The UK based Wanderlust magazine says Myanmar has gone from being the world’s most controversial travel destination to, potentially, the most exciting and has named the country the ‘top emerging destination of 2011.’
Myanmar's untouched, picture-perfect beaches have made it the top travel destination for 2011
Though Myanmar still has a long way to go to compete with its Asian neighbors as a tourism destination, overall tourism in the country has been increasing. According to the Bangkok based Pacific Asia Travel Association, or PATA, Myanmar received more than 310,000 tourists last year through Mandalay and Bagan international airports, setting a new foreign inbound record.

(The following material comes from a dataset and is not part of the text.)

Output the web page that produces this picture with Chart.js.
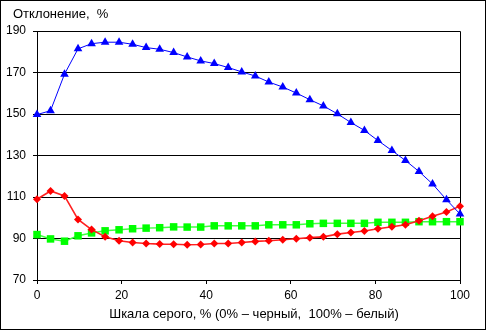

"It really is one of those unspoiled places where everyone is pleased to see you, it’s not crowded, you get extremely good value for money," says John Koldowski of PATA, adding that ethnic tourism is "a big draw for tourists these days."
Shwedagon pagoda in Yangon, one of the major tourist destinations
New airlines, such as Vietnam Airlines and Air Asia, have recently added Myanmar as a flight destination. This has been enticing to visitors, says Khiang Mee Mee Htun from Myanmar's Ministry of Hotels and Tourism. "For the early months of this year, the arrivals through air entry at Yangoon international airport are up almost 28 percent, (compared to) the same period last year."
She adds: "The border tourism is the main contributor to the country’s tourism figures as we share long borders with the neighboring countries such as China and Thailand."
Myanmar – ‘Top emerging destination of 2011’
Foreign Individual Travellers or FITs, made up the majority of the increase. More than 54 percent of visitors were from Asia, with the largest number coming from Thailand and South Korea. Currently there are 14 international airlines operating regular flights to Yangoon and Myanmar Airways International (MAI) has also launched its operations, flying between Yangoon and Siam Rep, Cambodia, since February this year. Htun is confident that the "uptrend of arrivals to major tourist destinations such as Yangoon, Bagan and Mandalay" will continue in the future.
The National League for Democracy and its leader, Aung San Suu Kyi, had originally called for tourists to boycott Myanmar in 1995. This had been in response to the junta's "Visit Myanmar" campaign and amid reports of forced labour being used to build airports and luxury hotels.
People rejoice the release of Myanmar's pro-democracy leader Aung San Suu Kyi
But things have changed since Suu Kyi's release from house arrest last November, says Bret Melzer, who runs Balloons Over Bagan – a company that takes tourists on hot air balloon rides over the ancient temple city. Since her release, Suu Kyi's party has signalled a policy change on tourism saying that they are no longer opposed to all tourism, but only to large-scale package tourism.
Suu Kyi’s release boosts tourism
"I think the release of the lady from house arrest was a very positive piece of news for the tourism markets," points out Melzer. "A lot of companies overseas still look to her, to hear what her views are on the subject. The majority view now seems to be that tourism can play a positive role here in Myanmar."
Despite the issue with politics and the government, Myanmar has traditionally been a safe destination and its people have always welcomed tourists, says Melzer. But he is weary of the "bottlenecks in terms of the infrastructure, in terms of the availability of decent accommodation, availability of flights into the country; just the general transport infrastructure and the capacity of the local airports. So we’re not quite there yet," he adds.
Unspoiled beaches are home to small fishing villages and are now attracting visitors
"I think there’s a definite line that needs to be considered on how much is good for Myanmar, how much is good for the people and how quickly do we want it to grow," John Koldowski from PATA points out that it will be crucial that Myanmar find balance between tourism and infrastructure. "If you don’t control it, it will run away from you, and that can bring with it serious degradation and that certainly impacts people’s culture and lives. But if you manage it properly, you can actually enhance it at the same time."
Tourists have veered away from Myanmar due to its political scene and have instead turned to other, more popular Asian shores. But that is now changing in one of the world's least developed countries after nearly 50 years of military rule. And now with plans to create one single visa valid for all ASEAN countries, of which Myanmar is a member, the changes could auger well for a country which has remained closed to much of the outside visitors till now.